Our second tradition - a loving God as he may express Himself.....

In general, I find that the sum of the parts is greater than each individual part both in the rooms and on SR!

Originally Posted by paddyjnr1 View Post
I can so identify with this post, My sponsor once said
"Paddy you are either working on your sobriety or your working on a relapse, no in betweens,"
I am certain he's a great friend. There are many ways we work the program - as you stated, practicing these principles in all our affairs. Carrying the message - including on SR. Daily prayer and meditation - many here do that and have never stepped foot in the rooms.

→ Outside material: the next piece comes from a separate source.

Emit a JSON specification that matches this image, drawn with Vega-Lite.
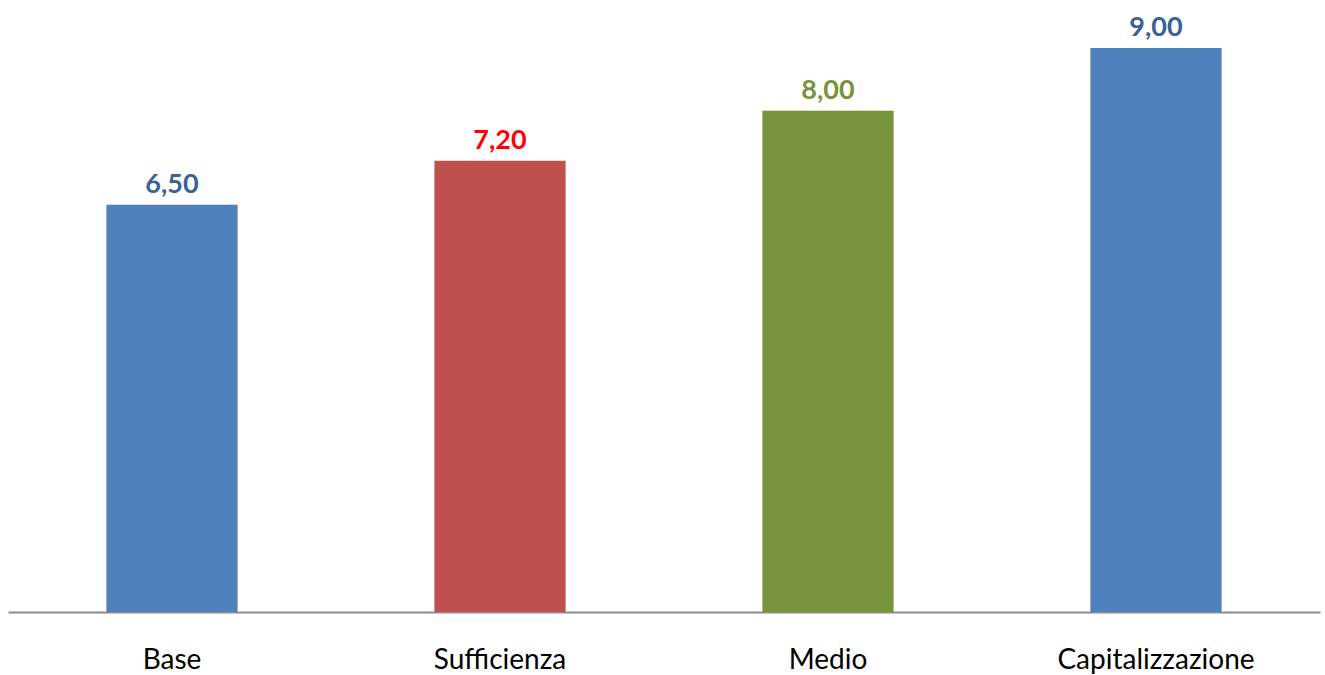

I don't meant this harshly, but I don't take to fear mongering if that is ones tone/intent, as they make suggestions to me.

Originally Posted by paddyjnr1 View Post
Yes I have made that decision too, I think the twelve step program is a wonderful program.
I don't want to be that dry drunk I was before I went through the steps with my sponsor and try and practice them on a daily basis.
Yes they really are like family to me too as nobody else in my family understand me.. All they say is "oh there he goes again selfish bastard, he'll end up dead and it will be his own fault.
I even had one brother tell me that his kids nickname for me was Major Tom from the song “Ashes to Ashes” by David Bowie which hurt me real bad.
Maybe I needed to hear it as I sobered up quite quickly after it and stopped taking pills....
I am not clear about what you're asking!? Again, if others are telling me what I need to do to stay sober I think it's counter productive. Certainly fresh into sobriety I need this direction. But maybe not long term.....idk, everyday I am willing to learn, trying to remain open and honest.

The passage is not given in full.